Even so, some have faulted him for tolerating, even encouraging, his followers to view him as the long-awaited Messiah, or Moshiach in Hebrew.

Rabbi Yehuda Ferris holds a goblet of wine at the June 2009 Berkeley wedding of his daughter Rivkie (veiled, on left) to Rabbi Dovid Feld; also shown is the groom’s father, Rabbi Chanan Feld. photo/yaakov rosenthal photography

Rabbi Yehuda Ferris holds a goblet of wine at the June 2009 Berkeley wedding of his daughter Rivkie (veiled, on left) to Rabbi Dovid Feld; also shown is the groom’s father, Rabbi Chanan Feld. photo/yaakov rosenthal photography

 

It’s a thorny issue that plagues the movement to this day, even among those who were too young to have known the rebbe personally. Many prefer to downplay the entire controversy.

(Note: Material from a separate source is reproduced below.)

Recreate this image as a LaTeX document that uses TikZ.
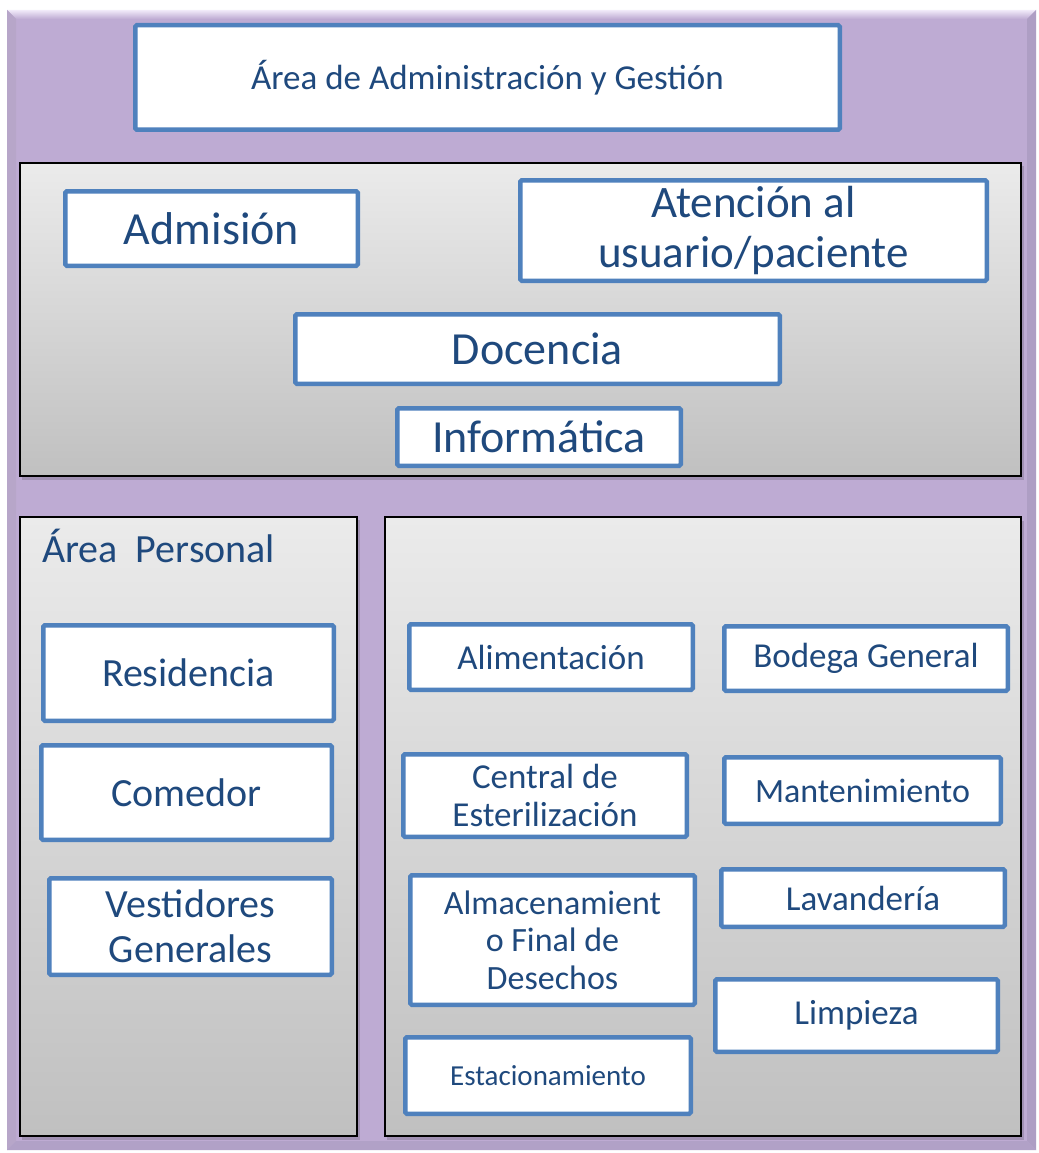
\documentclass[tikz,border=0pt]{standalone}
\usepackage{fontspec}
\setmainfont{Carlito}
\definecolor{marco}{HTML}{BEABD3}
\definecolor{marcoclaro}{HTML}{F1EAF9}
\definecolor{marcooscuro}{HTML}{AE9EC4}
\definecolor{azulborde}{HTML}{4F81BD}
\definecolor{azultexto}{HTML}{1F497D}
\definecolor{grisarriba}{HTML}{EBEBEB}
\definecolor{grisabajo}{HTML}{C0C0C0}

\begin{document}
\begin{tikzpicture}[x=1pt, y=-1pt,
    panel/.style={draw=black, line width=1.6pt, top color=grisarriba, bottom color=grisabajo},
    sombra/.style={fill=black, opacity=0.15},
    unidad/.style={draw=azulborde, line width=4.5pt, fill=white, text=azultexto,
        align=center, inner sep=0pt, rounded corners=1.5pt},
    tam/.style 2 args={font=\fontsize{#1}{#2}\selectfont}]

    \useasboundingbox (0,0) rectangle (1038,1153);
    \fill[white] (0,0) rectangle (1038,1153);

    \fill[marco] (7,10) rectangle (1036,1150);
    \shade[top color=marcoclaro, bottom color=marco] (7,10) -- (1036,10) -- (1027,19) -- (16,19) -- cycle;
    \fill[marco!88!gray] (7,10) -- (16,19) -- (16,1141) -- (7,1150) -- cycle;
    \fill[marcooscuro] (1036,10) -- (1036,1150) -- (1027,1141) -- (1027,19) -- cycle;
    \fill[marcooscuro!80!marco] (7,1150) -- (16,1141) -- (1027,1141) -- (1036,1150) -- cycle;

    \fill[sombra] (22,166) rectangle (1024,480);
    \fill[sombra] (22,520) rectangle (360,1140);
    \fill[sombra] (387,521) rectangle (1024,1140);
    \draw[panel] (20,163) rectangle (1021,476);
    \draw[panel] (20,517) rectangle (357,1136);
    \draw[panel] (385,517) rectangle (1021,1136);

    \node[unidad, tam={35}{38}, minimum width=704.5pt, minimum height=104.5pt] (gestion) at (487.5,77.5) {Área de Administración y Gestión};

    \node[unidad, tam={46}{50}, minimum width=292.5pt, minimum height=74.5pt] (admision) at (211.5,228.5) {Admisión};
    \node[unidad, tam={45}{50}, minimum width=466.5pt, minimum height=100.5pt] (atencion) at (753.5,230.5) {Atención al\\usuario/paciente};
    \node[unidad, tam={46}{50}, minimum width=484.5pt, minimum height=69.5pt] (docencia) at (537.5,349) {Docencia};
    \node[unidad, tam={46}{50}, minimum width=283.5pt, minimum height=57.5pt] (informatica) at (539,437) {Informática};

    \node[anchor=base west, text=azultexto, tam={40}{44}, inner sep=0pt] (personal) at (42,562) {Área\ \ Personal};
    \node[unidad, tam={40}{45}, minimum width=290.5pt, minimum height=95.5pt] (residencia) at (188.5,673) {Residencia};
    \node[unidad, tam={40}{45}, minimum width=290.5pt, minimum height=94.5pt] (comedor) at (186.5,792.5) {Comedor};
    \node[unidad, tam={40}{45}, minimum width=282.5pt, minimum height=96.5pt] (vestidores) at (190.5,926.5) {Vestidores\\Generales};

    \node[unidad, tam={35}{38}, minimum width=283.5pt, minimum height=65.5pt] (alimentacion) at (551,657) {Alimentación};
    \node[unidad, tam={35}{38}, minimum width=283.5pt, minimum height=64.5pt] (bodega) at (866,658.5) {Bodega General};
    \node[unidad, tam={35}{38}, minimum width=283.5pt, minimum height=82.5pt] (central) at (545,795.5) {Central de\\Esterilización};
    \node[unidad, tam={34}{38}, minimum width=276.5pt, minimum height=66.5pt] (mantenimiento) at (862.5,790.5) {Mantenimiento};
    \node[unidad, tam={34}{37.5}, minimum width=284.5pt, minimum height=129.5pt] (desechos) at (552.5,940) {Almacenamient\\o Final de\\Desechos};
    \node[unidad, tam={35}{38}, minimum width=283.5pt, minimum height=57.5pt] (lavanderia) at (863,898) {Lavandería};
    \node[unidad, tam={35}{38}, minimum width=282.5pt, minimum height=72.5pt] (limpieza) at (856.5,1015.5) {Limpieza};
    \node[unidad, tam={29}{32}, minimum width=285.5pt, minimum height=76.5pt] (estacionamiento) at (548,1075.5) {Estacionamiento};
\end{tikzpicture}
\end{document}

“It never comes up,” says Rabbi Menachem Landa, 28, who launched Chabad of Novato with his wife, Adina, two years ago. “I don’t care who Moshiach is. It’s not a matter of who it is; it’s that we want him.”

Like the Zakloses in Vacaville, the Landas came to Novato unsure if they would find a receptive audience even though there was no other Jewish congregation in town. The first thing they did was put an ad in a Novato newspaper announcing their center; 90 people showed up at the second-floor strip mall location for the center’s first Shabbat.

“We wanted to make a difference in the Jewish community at large,” Landa said. “We’re the only Jewish presence here, and cater to every age group and style.”

The Landas have launched a Jewish kids club, now with 25 members, and a teen group with a dozen. Adina Landa started a women’s circle and the rabbi started a men’s cycling club. Meetings open with Torah study and end with biking the mountain trails of Marin.

“We’re not called temples,” Landa adds. “We’re called Chabad houses, because we’re trying to bring people home.”

Zaklos shares the sentiment. He remembers with special fondness his first public menorah lighting in Vacaville five years ago. The town had never seen anything like it, he says. The mayor stood at the rabbi’s side, and more than 200 people turned out.

One woman approached the rabbi afterward. She told him that she was a “closet Jew.”

“She told me she never wanted to identify herself as Jewish,” Zaklos remembers. “Then she pulled out from under her shirt a chai necklace. She said ‘I never wore it in public, but from now on I will.’ ”

Rabbi Yosef Levin teaching bar mitzvah students in the mid-1980s

Rabbi Yosef Levin teaching bar mitzvah students in the mid-1980s

 

Meanwhile, back in Berkeley 50 miles away, the Ferris family is getting ready for Shabbat. Miriam is reviewing recipes from a kosher Mexican cookbook while she simultaneously cleans lettuce for a salad.

Her husband, dressed in black finery, welcomes guests who straggle in with the setting sun. The Ferris home becomes a wayfarer’s station on Friday nights: a New York economist passing through, Berkeley hippies, Hassidim and others. Apparently little has changed since the Langers’ early days.

One of the guests, Avrumy Weinfeld, a 27-year-old editor and translator, stands by the rabbi’s side for Kabbalat Shabbat prayers. He’s been davening at Chabad since he moved to Oakland from Brooklyn six years ago.

He considers Ferris a holy man.

“One feels close to God around him,” Weinfeld says. “He seems concerned for me both spiritually and physically, and genuinely regards all Jews as family. I’m very grateful for that approach. Many people preach it; he seems to really live it. Everything I said is also true about the rebbetzin.”

Shabbat dinner is a lively affair, as it is at most other Chabad houses. The rabbi keeps things rolling with a mix of serious conversation and jokes. He is an incorrigible quipster.

As the hour grows late, people slip away. Some, the Ferrises know, will be driving home, in violation of Shabbat, but typical of Chabadniks, the couple refrains from judgment.

What matters is that on this night, and on more than 2,000 Shabbats since Chabad came to Northern California, the movement’s emissaries work tirelessly to bring Jews closer to their heritage.

And there are still more young Chabad couples waiting for their chance.

“There are exponentially more shluchim yearning to go to some far-flung corner,” says Miriam Ferris. “I know a couple that took their wedding money and used it to buy their Chabad house. That’s idealism. That’s wanting to make the world a better place.”